I first encountered an insectarium at the Berlin zoo, misnamed though, because it housed and displayed both insects (I saw my first walking stick) and spiders (I saw my first Argiope). Spiders are not insects, but both are arthropods. A better name for such a display therefore is "arthropod
arium."
In early June, I began seeing a California Hairstreak Satyrium.

A week later, the first Gulf Fritillary arrived.

The Argentine Ant tends to dominate my yard, but so far I have not seen them tending herds of scale insects.
So far, I have seen four species of spiders in my hedge.

Holocnemus pluchei immigrated into our area in the 1970s, but now is ubiquitous.
Cheiracanthium mildei needed no introduction: It was already everywhere.
Of the spiders that show up as hedge residents, my two favorites are jumping spiders (family Salticidae). The male
Thiodina hespera took exception to being photographed, but I will have the rest of the summer to get a clearer picture. This was the species that first attracted my attention and launched my interest in spiders, some 37 years ago, so we are old friends.

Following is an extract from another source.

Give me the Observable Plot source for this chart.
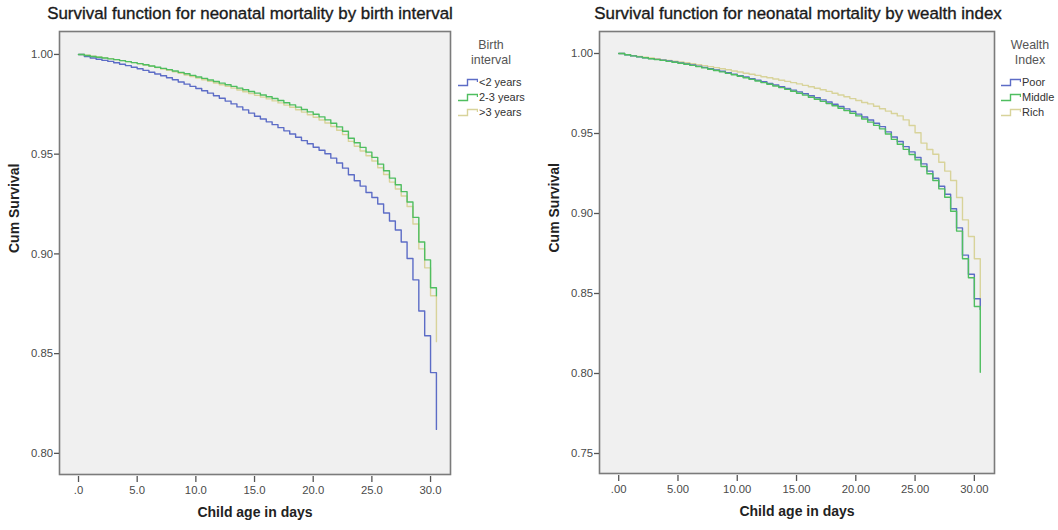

Back then, using my first set of close-up lenses, I took my first spider pictures and sent them off to a scholar studying this genus. In those days, the species had no name, and I heard recently that the specialist considered naming the species after me. I don't think my little investigations would have justified that, but it helps explain why I consider this
Thiodina almost a member of the family.
The second jumping spider was a female
Sassacus vitis. She appeared just after a microscope I had ordered arrived in the mail. She thereby won the right to be my first subject under the new apparatus. On a leaf, her iridescent scales would catch the sun and cast a glint of golden bronze. She is loose again on my hedge, and I will try again to catch a picture of that glint.
The summer and my hedge are still young. I will be traveling some, and trying to write for a portion of each day. But my microscope is brand new, my arthropodarium is just beginning, and school doesn't start for another eight weeks. Life is sweet.